──────── GIVEN MATERIAL ────────

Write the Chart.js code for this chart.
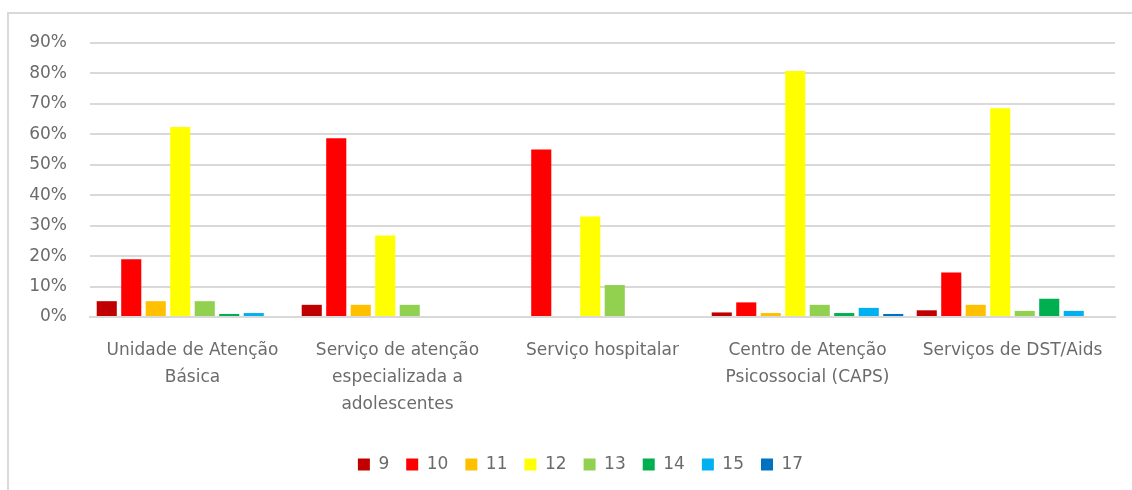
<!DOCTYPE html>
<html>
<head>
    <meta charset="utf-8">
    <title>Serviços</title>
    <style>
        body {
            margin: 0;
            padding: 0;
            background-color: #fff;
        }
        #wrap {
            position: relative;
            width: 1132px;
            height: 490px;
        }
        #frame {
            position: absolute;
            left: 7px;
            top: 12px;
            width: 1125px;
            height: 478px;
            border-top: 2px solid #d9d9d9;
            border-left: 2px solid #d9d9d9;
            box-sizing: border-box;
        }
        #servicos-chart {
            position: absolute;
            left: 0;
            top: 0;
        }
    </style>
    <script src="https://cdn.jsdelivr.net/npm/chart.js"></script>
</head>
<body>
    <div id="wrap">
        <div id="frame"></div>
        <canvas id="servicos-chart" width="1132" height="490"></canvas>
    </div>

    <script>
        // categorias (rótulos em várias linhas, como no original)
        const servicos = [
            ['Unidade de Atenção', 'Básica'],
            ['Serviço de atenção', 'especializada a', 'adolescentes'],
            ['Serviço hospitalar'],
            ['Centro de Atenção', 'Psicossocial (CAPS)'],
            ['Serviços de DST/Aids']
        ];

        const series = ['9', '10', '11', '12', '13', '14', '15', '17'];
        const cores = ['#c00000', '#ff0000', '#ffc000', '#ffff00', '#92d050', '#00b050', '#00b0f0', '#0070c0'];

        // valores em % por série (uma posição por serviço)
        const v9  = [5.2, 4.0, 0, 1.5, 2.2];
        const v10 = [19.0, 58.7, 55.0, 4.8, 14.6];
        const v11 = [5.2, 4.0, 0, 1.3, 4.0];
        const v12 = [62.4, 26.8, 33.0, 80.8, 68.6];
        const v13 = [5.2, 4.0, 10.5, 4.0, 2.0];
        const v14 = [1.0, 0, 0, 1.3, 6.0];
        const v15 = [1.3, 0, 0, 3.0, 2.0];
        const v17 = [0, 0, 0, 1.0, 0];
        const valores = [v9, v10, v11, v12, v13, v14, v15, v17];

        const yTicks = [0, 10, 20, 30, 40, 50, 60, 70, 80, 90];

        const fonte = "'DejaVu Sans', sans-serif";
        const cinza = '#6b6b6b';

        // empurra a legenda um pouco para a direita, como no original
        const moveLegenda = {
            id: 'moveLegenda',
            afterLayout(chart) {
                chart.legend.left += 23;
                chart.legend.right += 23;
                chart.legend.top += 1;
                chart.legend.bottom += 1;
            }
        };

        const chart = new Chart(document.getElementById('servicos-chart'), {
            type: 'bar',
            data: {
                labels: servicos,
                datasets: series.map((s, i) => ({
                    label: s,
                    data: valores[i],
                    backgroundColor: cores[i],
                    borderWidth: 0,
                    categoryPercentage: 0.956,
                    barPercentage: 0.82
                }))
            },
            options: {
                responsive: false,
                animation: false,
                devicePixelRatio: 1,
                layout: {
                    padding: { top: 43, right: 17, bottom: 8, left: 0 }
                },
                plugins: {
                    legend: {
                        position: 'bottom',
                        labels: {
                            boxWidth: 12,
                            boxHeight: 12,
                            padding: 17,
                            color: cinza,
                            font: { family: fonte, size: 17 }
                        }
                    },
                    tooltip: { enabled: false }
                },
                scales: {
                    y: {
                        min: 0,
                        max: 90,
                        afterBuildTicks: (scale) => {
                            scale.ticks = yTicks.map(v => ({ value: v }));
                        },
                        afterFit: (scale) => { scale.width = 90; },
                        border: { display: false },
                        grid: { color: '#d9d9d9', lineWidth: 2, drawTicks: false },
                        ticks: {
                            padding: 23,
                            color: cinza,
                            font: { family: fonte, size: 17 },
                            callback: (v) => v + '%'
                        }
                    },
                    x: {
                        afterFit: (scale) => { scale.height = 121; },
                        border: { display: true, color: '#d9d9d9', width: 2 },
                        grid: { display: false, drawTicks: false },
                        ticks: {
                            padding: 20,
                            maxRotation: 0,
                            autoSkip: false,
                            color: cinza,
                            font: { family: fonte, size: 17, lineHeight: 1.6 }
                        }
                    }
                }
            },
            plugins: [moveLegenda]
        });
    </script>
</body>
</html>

────────

Exclude every picture and copy the remaining data exactly.

Write the Chart.js code for this chart.
<!DOCTYPE html>
<html>
<head>
    <meta charset="utf-8">
    <title>Serviços</title>
    <style>
        body {
            margin: 0;
            padding: 0;
            background-color: #fff;
        }
        #wrap {
            position: relative;
            width: 1132px;
            height: 490px;
        }
        #frame {
            position: absolute;
            left: 7px;
            top: 12px;
            width: 1125px;
            height: 478px;
            border-top: 2px solid #d9d9d9;
            border-left: 2px solid #d9d9d9;
            box-sizing: border-box;
        }
        #servicos-chart {
            position: absolute;
            left: 0;
            top: 0;
        }
    </style>
    <script src="https://cdn.jsdelivr.net/npm/chart.js"></script>
</head>
<body>
    <div id="wrap">
        <div id="frame"></div>
        <canvas id="servicos-chart" width="1132" height="490"></canvas>
    </div>

    <script>
        // categorias (rótulos em várias linhas, como no original)
        const servicos = [
            ['Unidade de Atenção', 'Básica'],
            ['Serviço de atenção', 'especializada a', 'adolescentes'],
            ['Serviço hospitalar'],
            ['Centro de Atenção', 'Psicossocial (CAPS)'],
            ['Serviços de DST/Aids']
        ];

        const series = ['9', '10', '11', '12', '13', '14', '15', '17'];
        const cores = ['#c00000', '#ff0000', '#ffc000', '#ffff00', '#92d050', '#00b050', '#00b0f0', '#0070c0'];

        // valores em % por série (uma posição por serviço)
        const v9  = [5.2, 4.0, 0, 1.5, 2.2];
        const v10 = [19.0, 58.7, 55.0, 4.8, 14.6];
        const v11 = [5.2, 4.0, 0, 1.3, 4.0];
        const v12 = [62.4, 26.8, 33.0, 80.8, 68.6];
        const v13 = [5.2, 4.0, 10.5, 4.0, 2.0];
        const v14 = [1.0, 0, 0, 1.3, 6.0];
        const v15 = [1.3, 0, 0, 3.0, 2.0];
        const v17 = [0, 0, 0, 1.0, 0];
        const valores = [v9, v10, v11, v12, v13, v14, v15, v17];

        const yTicks = [0, 10, 20, 30, 40, 50, 60, 70, 80, 90];

        const fonte = "'DejaVu Sans', sans-serif";
        const cinza = '#6b6b6b';

        // empurra a legenda um pouco para a direita, como no original
        const moveLegenda = {
            id: 'moveLegenda',
            afterLayout(chart) {
                chart.legend.left += 23;
                chart.legend.right += 23;
                chart.legend.top += 1;
                chart.legend.bottom += 1;
            }
        };

        const chart = new Chart(document.getElementById('servicos-chart'), {
            type: 'bar',
            data: {
                labels: servicos,
                datasets: series.map((s, i) => ({
                    label: s,
                    data: valores[i],
                    backgroundColor: cores[i],
                    borderWidth: 0,
                    categoryPercentage: 0.956,
                    barPercentage: 0.82
                }))
            },
            options: {
                responsive: false,
                animation: false,
                devicePixelRatio: 1,
                layout: {
                    padding: { top: 43, right: 17, bottom: 8, left: 0 }
                },
                plugins: {
                    legend: {
                        position: 'bottom',
                        labels: {
                            boxWidth: 12,
                            boxHeight: 12,
                            padding: 17,
                            color: cinza,
                            font: { family: fonte, size: 17 }
                        }
                    },
                    tooltip: { enabled: false }
                },
                scales: {
                    y: {
                        min: 0,
                        max: 90,
                        afterBuildTicks: (scale) => {
                            scale.ticks = yTicks.map(v => ({ value: v }));
                        },
                        afterFit: (scale) => { scale.width = 90; },
                        border: { display: false },
                        grid: { color: '#d9d9d9', lineWidth: 2, drawTicks: false },
                        ticks: {
                            padding: 23,
                            color: cinza,
                            font: { family: fonte, size: 17 },
                            callback: (v) => v + '%'
                        }
                    },
                    x: {
                        afterFit: (scale) => { scale.height = 121; },
                        border: { display: true, color: '#d9d9d9', width: 2 },
                        grid: { display: false, drawTicks: false },
                        ticks: {
                            padding: 20,
                            maxRotation: 0,
                            autoSkip: false,
                            color: cinza,
                            font: { family: fonte, size: 17, lineHeight: 1.6 }
                        }
                    }
                }
            },
            plugins: [moveLegenda]
        });
    </script>
</body>
</html>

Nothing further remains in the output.